Return verbatim the inclusive range of lines running from the line that contains "Reproduce this screenshot" to the line that contains "The picture is". Omit every other line.

EXERCISE INPUT
▬▬▬▬▬▬
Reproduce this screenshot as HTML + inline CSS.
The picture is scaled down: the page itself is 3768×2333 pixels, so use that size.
▬▬▬▬▬▬
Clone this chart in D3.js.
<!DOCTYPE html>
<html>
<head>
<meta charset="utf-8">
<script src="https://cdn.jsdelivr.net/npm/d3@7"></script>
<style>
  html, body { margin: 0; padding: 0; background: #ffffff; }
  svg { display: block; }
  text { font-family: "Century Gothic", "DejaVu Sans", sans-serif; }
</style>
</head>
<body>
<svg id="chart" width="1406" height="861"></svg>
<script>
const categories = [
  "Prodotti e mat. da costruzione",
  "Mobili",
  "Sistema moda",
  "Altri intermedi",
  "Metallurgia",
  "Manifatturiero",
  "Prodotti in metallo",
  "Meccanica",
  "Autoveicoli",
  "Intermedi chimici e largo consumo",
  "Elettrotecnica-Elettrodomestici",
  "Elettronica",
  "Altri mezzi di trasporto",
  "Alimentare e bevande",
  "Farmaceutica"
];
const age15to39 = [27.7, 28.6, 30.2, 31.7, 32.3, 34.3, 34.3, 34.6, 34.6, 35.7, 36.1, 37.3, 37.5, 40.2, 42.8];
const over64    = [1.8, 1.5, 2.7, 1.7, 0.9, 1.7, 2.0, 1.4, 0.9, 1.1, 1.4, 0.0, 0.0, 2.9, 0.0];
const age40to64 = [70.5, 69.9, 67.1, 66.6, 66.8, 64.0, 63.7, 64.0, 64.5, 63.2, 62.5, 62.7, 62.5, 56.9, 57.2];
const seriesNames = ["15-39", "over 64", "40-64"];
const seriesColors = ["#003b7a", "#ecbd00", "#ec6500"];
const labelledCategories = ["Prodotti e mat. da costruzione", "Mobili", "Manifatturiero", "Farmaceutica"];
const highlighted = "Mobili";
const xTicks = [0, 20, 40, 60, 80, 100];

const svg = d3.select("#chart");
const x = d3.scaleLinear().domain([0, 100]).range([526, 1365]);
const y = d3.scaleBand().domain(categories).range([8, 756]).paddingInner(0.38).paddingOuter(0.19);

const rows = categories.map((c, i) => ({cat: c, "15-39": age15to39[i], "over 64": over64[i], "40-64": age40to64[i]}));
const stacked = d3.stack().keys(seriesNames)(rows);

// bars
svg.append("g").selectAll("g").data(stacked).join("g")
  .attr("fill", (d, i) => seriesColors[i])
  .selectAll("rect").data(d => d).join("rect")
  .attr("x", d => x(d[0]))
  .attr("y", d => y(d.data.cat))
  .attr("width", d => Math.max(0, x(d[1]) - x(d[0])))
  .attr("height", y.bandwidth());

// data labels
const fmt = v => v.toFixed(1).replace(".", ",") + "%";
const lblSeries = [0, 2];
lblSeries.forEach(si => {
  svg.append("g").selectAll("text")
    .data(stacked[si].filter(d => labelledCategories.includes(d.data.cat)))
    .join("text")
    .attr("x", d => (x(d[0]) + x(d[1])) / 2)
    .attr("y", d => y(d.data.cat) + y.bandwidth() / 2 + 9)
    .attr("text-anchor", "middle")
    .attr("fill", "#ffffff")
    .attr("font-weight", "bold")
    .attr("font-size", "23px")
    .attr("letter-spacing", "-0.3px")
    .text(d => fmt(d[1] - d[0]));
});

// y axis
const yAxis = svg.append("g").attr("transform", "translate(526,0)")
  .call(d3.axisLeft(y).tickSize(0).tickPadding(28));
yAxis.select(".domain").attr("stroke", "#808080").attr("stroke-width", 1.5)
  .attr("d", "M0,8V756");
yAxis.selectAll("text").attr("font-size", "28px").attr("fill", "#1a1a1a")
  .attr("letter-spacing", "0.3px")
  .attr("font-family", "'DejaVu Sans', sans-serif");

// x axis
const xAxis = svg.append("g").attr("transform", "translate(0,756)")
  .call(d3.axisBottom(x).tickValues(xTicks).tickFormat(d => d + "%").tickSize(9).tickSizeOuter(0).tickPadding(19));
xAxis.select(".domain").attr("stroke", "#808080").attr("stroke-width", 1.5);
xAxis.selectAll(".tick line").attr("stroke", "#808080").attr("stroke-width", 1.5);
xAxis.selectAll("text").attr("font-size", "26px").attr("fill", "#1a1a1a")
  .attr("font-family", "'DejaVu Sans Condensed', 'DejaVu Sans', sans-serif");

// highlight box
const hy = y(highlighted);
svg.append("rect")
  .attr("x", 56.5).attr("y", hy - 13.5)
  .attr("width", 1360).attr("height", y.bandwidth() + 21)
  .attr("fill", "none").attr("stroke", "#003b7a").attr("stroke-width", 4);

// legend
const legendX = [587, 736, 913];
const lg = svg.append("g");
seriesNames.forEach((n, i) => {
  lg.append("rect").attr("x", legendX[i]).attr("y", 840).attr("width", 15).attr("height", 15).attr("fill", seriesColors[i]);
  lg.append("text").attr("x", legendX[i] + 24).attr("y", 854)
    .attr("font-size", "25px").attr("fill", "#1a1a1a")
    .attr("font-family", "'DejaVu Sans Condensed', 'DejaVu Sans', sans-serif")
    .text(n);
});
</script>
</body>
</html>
▬▬▬▬▬▬
FINAL RESULT
Reproduce this screenshot as HTML + inline CSS.
The picture is scaled down: the page itself is 3768×2333 pixels, so use that size.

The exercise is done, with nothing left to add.